● **Dataset content**
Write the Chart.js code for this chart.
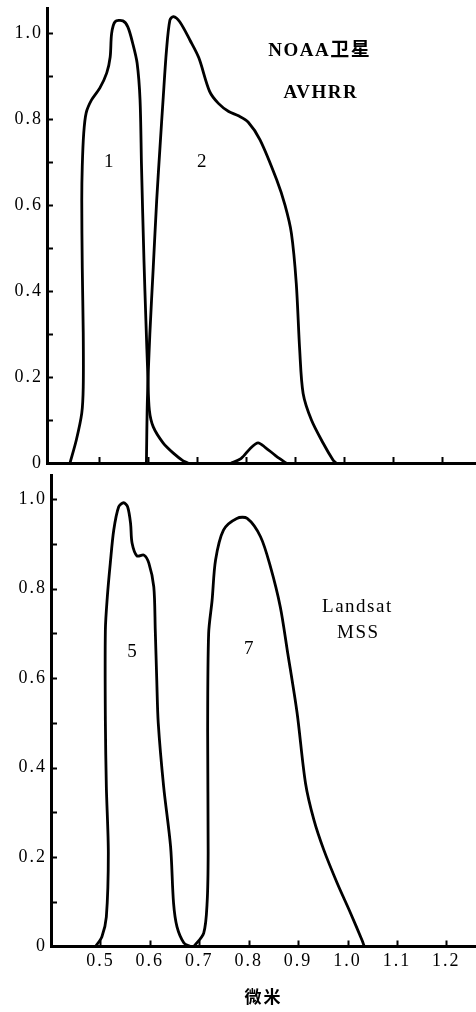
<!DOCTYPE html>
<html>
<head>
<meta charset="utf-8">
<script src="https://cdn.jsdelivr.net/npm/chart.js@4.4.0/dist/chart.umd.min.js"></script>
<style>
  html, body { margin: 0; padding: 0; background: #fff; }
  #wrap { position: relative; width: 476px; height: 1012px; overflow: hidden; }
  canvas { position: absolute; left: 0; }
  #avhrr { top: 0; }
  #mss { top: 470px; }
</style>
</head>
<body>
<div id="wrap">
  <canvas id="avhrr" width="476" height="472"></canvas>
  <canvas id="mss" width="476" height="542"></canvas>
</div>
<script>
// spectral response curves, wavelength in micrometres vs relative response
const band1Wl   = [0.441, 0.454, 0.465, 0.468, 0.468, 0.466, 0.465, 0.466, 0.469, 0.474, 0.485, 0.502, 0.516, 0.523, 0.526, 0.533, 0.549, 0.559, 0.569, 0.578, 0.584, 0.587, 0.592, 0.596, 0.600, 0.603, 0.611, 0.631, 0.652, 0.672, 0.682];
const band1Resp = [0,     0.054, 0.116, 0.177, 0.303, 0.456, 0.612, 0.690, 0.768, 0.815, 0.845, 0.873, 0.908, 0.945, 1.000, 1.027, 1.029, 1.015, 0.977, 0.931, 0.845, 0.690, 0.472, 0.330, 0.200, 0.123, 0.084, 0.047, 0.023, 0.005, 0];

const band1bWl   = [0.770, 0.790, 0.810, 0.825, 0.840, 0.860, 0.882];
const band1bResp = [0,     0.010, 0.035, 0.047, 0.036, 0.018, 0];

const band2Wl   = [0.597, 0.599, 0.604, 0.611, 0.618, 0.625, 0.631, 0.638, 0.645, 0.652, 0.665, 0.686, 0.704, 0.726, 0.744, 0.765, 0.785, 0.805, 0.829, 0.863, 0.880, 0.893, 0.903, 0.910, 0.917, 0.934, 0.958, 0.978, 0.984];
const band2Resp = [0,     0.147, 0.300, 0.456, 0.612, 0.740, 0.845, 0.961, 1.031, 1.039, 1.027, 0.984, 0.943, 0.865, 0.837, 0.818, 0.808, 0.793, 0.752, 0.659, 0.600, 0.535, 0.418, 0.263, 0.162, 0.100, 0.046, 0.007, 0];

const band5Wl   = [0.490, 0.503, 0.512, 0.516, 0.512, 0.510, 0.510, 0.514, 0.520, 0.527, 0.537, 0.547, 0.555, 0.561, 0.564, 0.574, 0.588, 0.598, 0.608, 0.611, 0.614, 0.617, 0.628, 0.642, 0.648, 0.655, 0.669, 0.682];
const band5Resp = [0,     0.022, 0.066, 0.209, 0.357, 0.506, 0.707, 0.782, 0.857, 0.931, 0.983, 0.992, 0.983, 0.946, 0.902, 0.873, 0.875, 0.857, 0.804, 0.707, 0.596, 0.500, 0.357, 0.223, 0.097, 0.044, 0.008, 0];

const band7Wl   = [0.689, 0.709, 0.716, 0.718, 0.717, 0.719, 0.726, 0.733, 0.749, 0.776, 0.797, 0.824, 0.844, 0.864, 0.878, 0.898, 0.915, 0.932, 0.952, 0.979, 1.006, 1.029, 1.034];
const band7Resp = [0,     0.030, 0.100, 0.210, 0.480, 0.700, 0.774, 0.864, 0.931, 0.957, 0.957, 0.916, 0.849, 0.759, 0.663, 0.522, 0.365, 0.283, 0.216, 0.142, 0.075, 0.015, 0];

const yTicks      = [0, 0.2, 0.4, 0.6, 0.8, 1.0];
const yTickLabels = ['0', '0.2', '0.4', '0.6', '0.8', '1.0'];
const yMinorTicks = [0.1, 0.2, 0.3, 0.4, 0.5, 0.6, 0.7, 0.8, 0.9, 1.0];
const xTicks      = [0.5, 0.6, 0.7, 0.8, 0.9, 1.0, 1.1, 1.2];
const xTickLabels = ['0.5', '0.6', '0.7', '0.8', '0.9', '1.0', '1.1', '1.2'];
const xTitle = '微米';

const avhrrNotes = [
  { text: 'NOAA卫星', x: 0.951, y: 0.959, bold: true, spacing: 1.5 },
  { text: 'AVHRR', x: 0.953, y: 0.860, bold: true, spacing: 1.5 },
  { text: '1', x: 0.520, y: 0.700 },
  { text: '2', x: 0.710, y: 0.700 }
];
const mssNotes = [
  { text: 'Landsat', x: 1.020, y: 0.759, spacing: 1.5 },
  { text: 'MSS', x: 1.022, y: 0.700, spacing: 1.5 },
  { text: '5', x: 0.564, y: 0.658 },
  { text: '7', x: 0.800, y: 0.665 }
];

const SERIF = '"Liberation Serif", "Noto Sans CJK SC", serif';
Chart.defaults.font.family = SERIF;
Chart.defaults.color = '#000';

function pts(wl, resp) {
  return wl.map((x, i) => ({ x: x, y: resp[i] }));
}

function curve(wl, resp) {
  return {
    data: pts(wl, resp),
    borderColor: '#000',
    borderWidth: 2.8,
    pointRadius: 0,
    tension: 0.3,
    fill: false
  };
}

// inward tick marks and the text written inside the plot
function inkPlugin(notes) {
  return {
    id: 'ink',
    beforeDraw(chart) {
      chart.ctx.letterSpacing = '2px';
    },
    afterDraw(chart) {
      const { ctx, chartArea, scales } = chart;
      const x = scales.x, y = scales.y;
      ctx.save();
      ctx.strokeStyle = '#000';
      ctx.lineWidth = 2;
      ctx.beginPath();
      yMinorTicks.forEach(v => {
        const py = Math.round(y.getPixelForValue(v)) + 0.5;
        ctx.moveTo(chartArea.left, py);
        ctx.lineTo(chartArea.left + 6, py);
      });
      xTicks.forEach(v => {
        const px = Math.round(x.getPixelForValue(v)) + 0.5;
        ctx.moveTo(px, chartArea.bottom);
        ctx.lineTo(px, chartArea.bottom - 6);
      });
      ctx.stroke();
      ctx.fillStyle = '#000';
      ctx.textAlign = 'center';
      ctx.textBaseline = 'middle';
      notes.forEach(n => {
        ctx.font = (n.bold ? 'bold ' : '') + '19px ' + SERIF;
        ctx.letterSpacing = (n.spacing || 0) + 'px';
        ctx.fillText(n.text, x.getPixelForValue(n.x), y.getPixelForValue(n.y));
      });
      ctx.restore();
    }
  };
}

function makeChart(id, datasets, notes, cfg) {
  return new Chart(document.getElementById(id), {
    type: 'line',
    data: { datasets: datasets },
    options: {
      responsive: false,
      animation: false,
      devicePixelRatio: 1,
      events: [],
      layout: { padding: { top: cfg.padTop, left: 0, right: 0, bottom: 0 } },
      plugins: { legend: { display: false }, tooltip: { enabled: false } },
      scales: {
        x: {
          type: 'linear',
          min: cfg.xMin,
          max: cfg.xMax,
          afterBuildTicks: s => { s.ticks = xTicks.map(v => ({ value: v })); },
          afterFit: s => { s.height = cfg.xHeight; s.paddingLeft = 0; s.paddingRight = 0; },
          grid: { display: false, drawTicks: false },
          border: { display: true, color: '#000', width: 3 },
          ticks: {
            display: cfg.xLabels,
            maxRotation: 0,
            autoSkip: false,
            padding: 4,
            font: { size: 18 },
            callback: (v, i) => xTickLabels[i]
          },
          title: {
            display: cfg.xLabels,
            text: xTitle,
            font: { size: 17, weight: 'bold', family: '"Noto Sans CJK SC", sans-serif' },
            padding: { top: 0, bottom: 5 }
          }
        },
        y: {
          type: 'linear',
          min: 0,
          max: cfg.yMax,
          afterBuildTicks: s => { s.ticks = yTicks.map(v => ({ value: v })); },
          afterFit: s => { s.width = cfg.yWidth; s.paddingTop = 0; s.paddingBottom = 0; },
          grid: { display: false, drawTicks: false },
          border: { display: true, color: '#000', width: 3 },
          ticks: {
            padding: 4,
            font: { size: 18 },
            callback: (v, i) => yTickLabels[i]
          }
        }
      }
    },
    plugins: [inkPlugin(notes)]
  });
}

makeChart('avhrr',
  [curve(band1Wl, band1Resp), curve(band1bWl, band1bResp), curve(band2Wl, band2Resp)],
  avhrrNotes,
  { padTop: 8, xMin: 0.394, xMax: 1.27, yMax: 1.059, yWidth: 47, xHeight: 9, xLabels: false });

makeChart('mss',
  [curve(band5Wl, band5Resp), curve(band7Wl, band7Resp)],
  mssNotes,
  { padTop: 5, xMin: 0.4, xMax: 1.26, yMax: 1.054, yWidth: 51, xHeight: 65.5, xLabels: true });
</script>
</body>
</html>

● **Objective**
Go from the first line of the listing to the line holding "0.023, 0.005, 0];" and, please, transcribe those lines exactly, both included, with no pictures.

● **Solved problem**
Write the Chart.js code for this chart.
<!DOCTYPE html>
<html>
<head>
<meta charset="utf-8">
<script src="https://cdn.jsdelivr.net/npm/chart.js@4.4.0/dist/chart.umd.min.js"></script>
<style>
  html, body { margin: 0; padding: 0; background: #fff; }
  #wrap { position: relative; width: 476px; height: 1012px; overflow: hidden; }
  canvas { position: absolute; left: 0; }
  #avhrr { top: 0; }
  #mss { top: 470px; }
</style>
</head>
<body>
<div id="wrap">
  <canvas id="avhrr" width="476" height="472"></canvas>
  <canvas id="mss" width="476" height="542"></canvas>
</div>
<script>
// spectral response curves, wavelength in micrometres vs relative response
const band1Wl   = [0.441, 0.454, 0.465, 0.468, 0.468, 0.466, 0.465, 0.466, 0.469, 0.474, 0.485, 0.502, 0.516, 0.523, 0.526, 0.533, 0.549, 0.559, 0.569, 0.578, 0.584, 0.587, 0.592, 0.596, 0.600, 0.603, 0.611, 0.631, 0.652, 0.672, 0.682];
const band1Resp = [0,     0.054, 0.116, 0.177, 0.303, 0.456, 0.612, 0.690, 0.768, 0.815, 0.845, 0.873, 0.908, 0.945, 1.000, 1.027, 1.029, 1.015, 0.977, 0.931, 0.845, 0.690, 0.472, 0.330, 0.200, 0.123, 0.084, 0.047, 0.023, 0.005, 0];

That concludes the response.